• _To be done_:
Extract the lines from the first one in the records below through the line containing "(stack) at (23.24,-6.44)", keeping both ends and leaving out any pictures.

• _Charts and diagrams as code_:
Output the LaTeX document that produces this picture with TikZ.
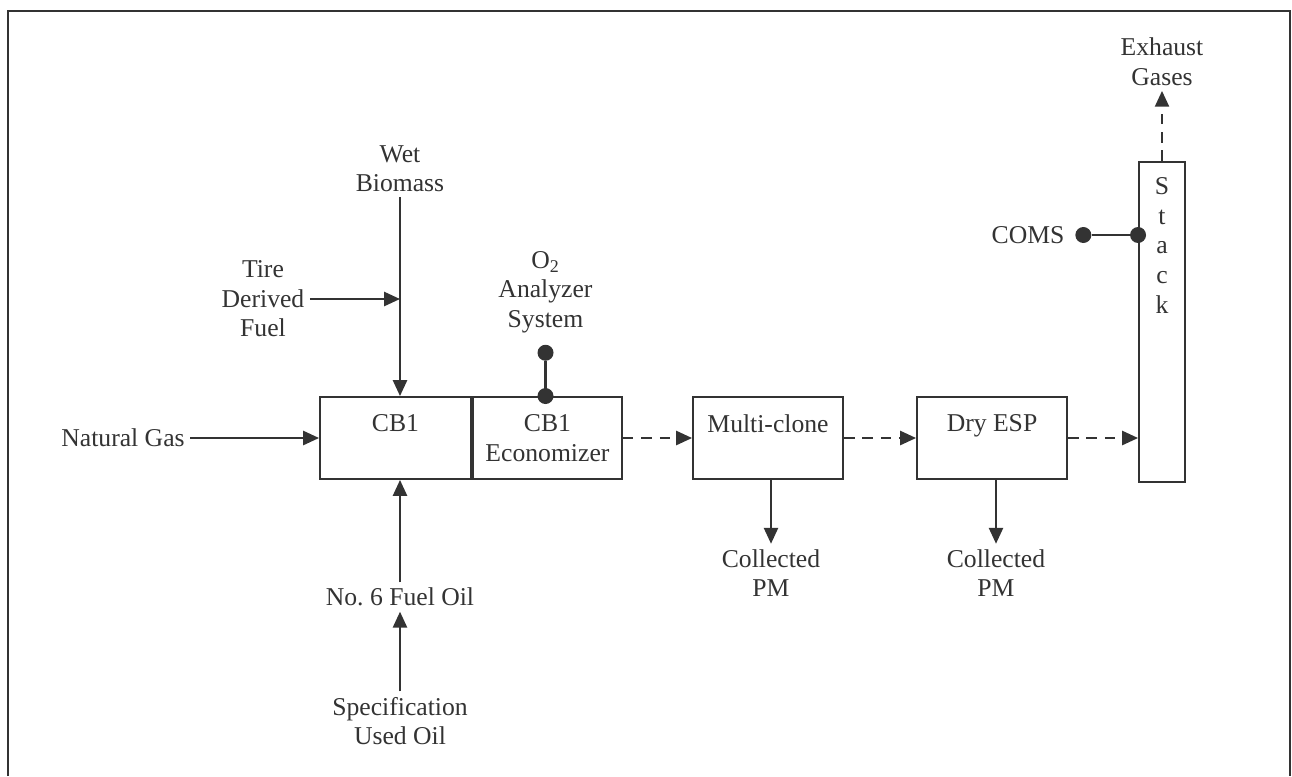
\documentclass[tikz,border=0pt]{standalone}
\usepackage{fontspec}
\setmainfont{Liberation Serif}
\usepackage{tikz}
\usetikzlibrary{arrows.meta,positioning,calc}
\usepackage{xcolor}
\definecolor{inkgray}{HTML}{333333}
\tikzset{
  procbox/.style={
    draw=inkgray,
    text=inkgray,
    line width=1.1pt,
    minimum height=1.64cm,
    align=center,
    inner sep=0pt
  },
  flowlabel/.style={
    align=center,
    text=inkgray,
    inner sep=3pt
  },
  arrow/.style={
    -{Triangle[length=9pt,width=8pt]},
    line width=1.2pt,
    draw=inkgray
  },
  dasharrow/.style={
    arrow,
    dash pattern=on 6pt off 4.5pt
  },
  probedot/.style={
    circle,
    fill=inkgray,
    minimum size=0.32cm,
    inner sep=0pt
  }
}

\begin{document}
\begin{tikzpicture}[font=\fontsize{14.6}{16.8}\selectfont]
\useasboundingbox (0,0) rectangle (25.84,-15.52);
% frame
\draw[inkgray, line width=1.2pt] (0.16,-15.52) -- (0.16,-0.22) -- (25.8,-0.22) -- (25.8,-15.52);

% process train
\node[procbox, minimum width=3.02cm] (cb1) at (7.91,-8.76) {CB1\\~};
\node[procbox, minimum width=2.98cm, right=0pt of cb1] (econ) {CB1\\Economizer};
\node[procbox, minimum width=3cm] (multi) at (15.36,-8.76) {Multi-clone\\~};
\node[procbox, minimum width=3cm] (esp) at (19.84,-8.76) {Dry ESP\\~};
\node[procbox, minimum width=0.92cm, minimum height=6.4cm,
  label={[anchor=north, align=center, text=inkgray, yshift=-0.2cm, font=\fontsize{14.6}{17}\selectfont]north:S\\t\\a\\c\\k}] (stack) at (23.24,-6.44) {};

% inputs
\node[flowlabel] (natgas) at (2.46,-8.76) {Natural Gas};
\node[flowlabel] (wetbio) at (8.0,-3.37) {Wet\\Biomass};
\node[flowlabel] (tirefuel) at (5.26,-5.98) {Tire\\Derived\\Fuel};
\node[flowlabel] (fueloil) at (8.0,-11.94) {No.\ 6 Fuel Oil};
\node[flowlabel] (specoil) at (8.0,-14.42) {Specification\\Used Oil};

% outputs and monitors
\node[flowlabel] (o2sys) at (10.91,-5.84) {O\textsubscript{2}\\Analyzer\\System};
\node[probedot, below=0.12cm of o2sys] (o2dot) {};
\node[flowlabel] (coms) at (20.56,-4.70) {COMS};
\node[probedot, right=0.1cm of coms] (comsdot) {};
\node[flowlabel] (exhaust) at (23.24,-1.23) {Exhaust\\Gases};
\node[flowlabel] (pm1) at (15.42,-11.46) {Collected\\PM};
\node[flowlabel] (pm2) at (19.92,-11.46) {Collected\\PM};

\draw[arrow] (natgas) -- (cb1);
\draw[arrow] (wetbio.south) -- (wetbio.south |- cb1.north);
\draw[arrow] (tirefuel.east) -- (wetbio.south |- tirefuel.east);
\draw[arrow] (fueloil.north) -- (fueloil.north |- cb1.south);
\draw[arrow] (specoil.north) -- (fueloil.south);
\draw[inkgray, line width=1.2pt] (o2dot) -- (o2dot |- econ.north) node[probedot] {};
\draw[inkgray, line width=1.2pt] (comsdot) -- (comsdot -| stack.west) node[probedot] {};

\draw[dasharrow] (econ) -- (multi);
\draw[dasharrow] (multi) -- (esp);
\draw[dasharrow] (esp) -- (esp -| stack.west);
\draw[dasharrow] (stack.north) -- (exhaust.south);
\draw[arrow] (pm1.north |- multi.south) -- (pm1.north);
\draw[arrow] (pm2.north |- esp.south) -- (pm2.north);
\end{tikzpicture}
\end{document}
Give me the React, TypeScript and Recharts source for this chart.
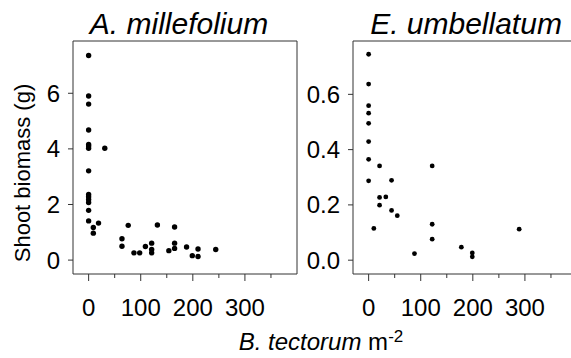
import { ScatterChart, Scatter, XAxis, YAxis, ReferenceArea } from "recharts";

// density of B. tectorum (plants m-2) vs shoot biomass (g)
const millefoliumX = [0, 0, 0, 0, 0, 0, 0, 31, 0, 0, 0, 0, 0, 0, 0, 9, 9, 19, 64, 64, 76, 87, 98, 109, 121, 121, 121, 132, 154, 165, 165, 165, 188, 199, 210, 210, 244];
const millefoliumY = [7.36, 5.9, 5.61, 4.68, 4.16, 4.1, 4.02, 4.02, 3.21, 2.36, 2.28, 2.18, 2.07, 1.79, 1.41, 1.17, 0.97, 1.33, 0.77, 0.5, 1.25, 0.26, 0.26, 0.49, 0.61, 0.38, 0.26, 1.26, 0.34, 1.19, 0.61, 0.42, 0.47, 0.16, 0.4, 0.13, 0.38];

const umbellatumX = [0, 0, 0, 0, 0, 0, 0, 0, 10, 21, 21, 21, 33, 44, 44, 55, 88, 122, 122, 122, 178, 199, 199, 289];
const umbellatumY = [0.745, 0.637, 0.559, 0.532, 0.495, 0.429, 0.365, 0.287, 0.115, 0.341, 0.227, 0.199, 0.229, 0.289, 0.18, 0.161, 0.024, 0.341, 0.13, 0.076, 0.047, 0.026, 0.012, 0.112];

const xTicks = [0, 50, 100, 150, 200, 250, 300, 350];
const xLabelled = [0, 100, 200, 300];
const millefoliumTicks = [0, 2, 4, 6];
const umbellatumTicks = [0, 0.2, 0.4, 0.6];

const X_DOMAIN: [number, number] = [-30, 400];
const AXIS = "#333";
const FONT = '"Liberation Sans", Arial, Helvetica, sans-serif';

const zip = (xs: number[], ys: number[]) => xs.map((x, i) => ({ x, y: ys[i] }));

function XTick(props: any) {
  const { x, y, payload } = props;
  const major = xLabelled.includes(payload.value);
  return (
    <g>
      <line x1={x} x2={x} y1={y} y2={y + (major ? 7 : 4)} stroke={AXIS} />
      {major && (
        <text x={x} y={y + 42} textAnchor="middle" fontSize={24} fill="#000">
          {payload.value}
        </text>
      )}
    </g>
  );
}

const dot = (r: number) => (p: any) => <circle cx={p.cx} cy={p.cy} r={r} fill="#000" />;

interface PanelProps {
  data: { x: number; y: number }[];
  yDomain: [number, number];
  yTicks: number[];
  yFmt: (v: number) => string;
  width: number;
  yWidth: number;
  r: number;
}

function Panel({ data, yDomain, yTicks, yFmt, width, yWidth, r }: PanelProps) {
  return (
    <ScatterChart width={width} height={358} margin={{ top: 41, right: 3, bottom: 0, left: 0 }}>
      <XAxis
        type="number"
        dataKey="x"
        domain={X_DOMAIN}
        ticks={xTicks}
        interval={0}
        tick={<XTick />}
        tickLine={false}
        tickSize={0}
        tickMargin={0}
        height={84}
        axisLine={false}
        allowDataOverflow
      />
      <YAxis
        type="number"
        dataKey="y"
        domain={yDomain}
        ticks={yTicks}
        interval={0}
        width={yWidth}
        tickSize={5}
        tickMargin={8}
        tickFormatter={yFmt}
        tick={{ fontSize: 24, fill: "#000" }}
        tickLine={{ stroke: AXIS }}
        axisLine={false}
        allowDataOverflow
      />
      {/* panel frame */}
      <ReferenceArea
        x1={X_DOMAIN[0]}
        x2={X_DOMAIN[1]}
        y1={yDomain[0]}
        y2={yDomain[1]}
        fill="none"
        stroke={AXIS}
        strokeWidth={1}
        ifOverflow="visible"
      />
      <Scatter data={data} shape={dot(r)} isAnimationActive={false} />
    </ScatterChart>
  );
}

export default function App() {
  return (
    <div
      style={{
        position: "fixed",
        left: 0,
        top: 0,
        width: 571,
        height: 358,
        overflow: "hidden",
        background: "#fff",
        fontFamily: FONT,
      }}
    >
      <div style={{ position: "absolute", left: 0, top: 0 }}>
        <Panel
          data={zip(millefoliumX, millefoliumY)}
          yDomain={[-0.5, 7.88]}
          yTicks={millefoliumTicks}
          yFmt={(v) => String(v)}
          width={300}
          yWidth={73}
          r={2.7}
        />
      </div>
      <div style={{ position: "absolute", left: 300, top: 0 }}>
        <Panel
          data={zip(umbellatumX, umbellatumY)}
          yDomain={[-0.05, 0.793]}
          yTicks={umbellatumTicks}
          yFmt={(v) => v.toFixed(1)}
          width={280}
          yWidth={53}
          r={2.4}
        />
      </div>
      <svg
        width={571}
        height={358}
        style={{ position: "absolute", left: 0, top: 0, pointerEvents: "none" }}
        fontFamily={FONT}
      >
        <text x={179} y={34} textAnchor="middle" fontSize={30} fontStyle="italic">
          A. millefolium
        </text>
        <text x={466} y={34} textAnchor="middle" fontSize={30} fontStyle="italic">
          E. umbellatum
        </text>
        <text transform="translate(30,173) rotate(-90)" textAnchor="middle" fontSize={22}>
          Shoot biomass (g)
        </text>
        <text x={321} y={350} textAnchor="middle" fontSize={24}>
          <tspan fontStyle="italic">B. tectorum</tspan>
          <tspan> m</tspan>
          <tspan fontSize={17} dy={-8}>-2</tspan>
        </text>
      </svg>
    </div>
  );
}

• _The answer_:
Output the LaTeX document that produces this picture with TikZ.
\documentclass[tikz,border=0pt]{standalone}
\usepackage{fontspec}
\setmainfont{Liberation Serif}
\usepackage{tikz}
\usetikzlibrary{arrows.meta,positioning,calc}
\usepackage{xcolor}
\definecolor{inkgray}{HTML}{333333}
\tikzset{
  procbox/.style={
    draw=inkgray,
    text=inkgray,
    line width=1.1pt,
    minimum height=1.64cm,
    align=center,
    inner sep=0pt
  },
  flowlabel/.style={
    align=center,
    text=inkgray,
    inner sep=3pt
  },
  arrow/.style={
    -{Triangle[length=9pt,width=8pt]},
    line width=1.2pt,
    draw=inkgray
  },
  dasharrow/.style={
    arrow,
    dash pattern=on 6pt off 4.5pt
  },
  probedot/.style={
    circle,
    fill=inkgray,
    minimum size=0.32cm,
    inner sep=0pt
  }
}

\begin{document}
\begin{tikzpicture}[font=\fontsize{14.6}{16.8}\selectfont]
\useasboundingbox (0,0) rectangle (25.84,-15.52);
% frame
\draw[inkgray, line width=1.2pt] (0.16,-15.52) -- (0.16,-0.22) -- (25.8,-0.22) -- (25.8,-15.52);

% process train
\node[procbox, minimum width=3.02cm] (cb1) at (7.91,-8.76) {CB1\\~};
\node[procbox, minimum width=2.98cm, right=0pt of cb1] (econ) {CB1\\Economizer};
\node[procbox, minimum width=3cm] (multi) at (15.36,-8.76) {Multi-clone\\~};
\node[procbox, minimum width=3cm] (esp) at (19.84,-8.76) {Dry ESP\\~};
\node[procbox, minimum width=0.92cm, minimum height=6.4cm,
  label={[anchor=north, align=center, text=inkgray, yshift=-0.2cm, font=\fontsize{14.6}{17}\selectfont]north:S\\t\\a\\c\\k}] (stack) at (23.24,-6.44) {};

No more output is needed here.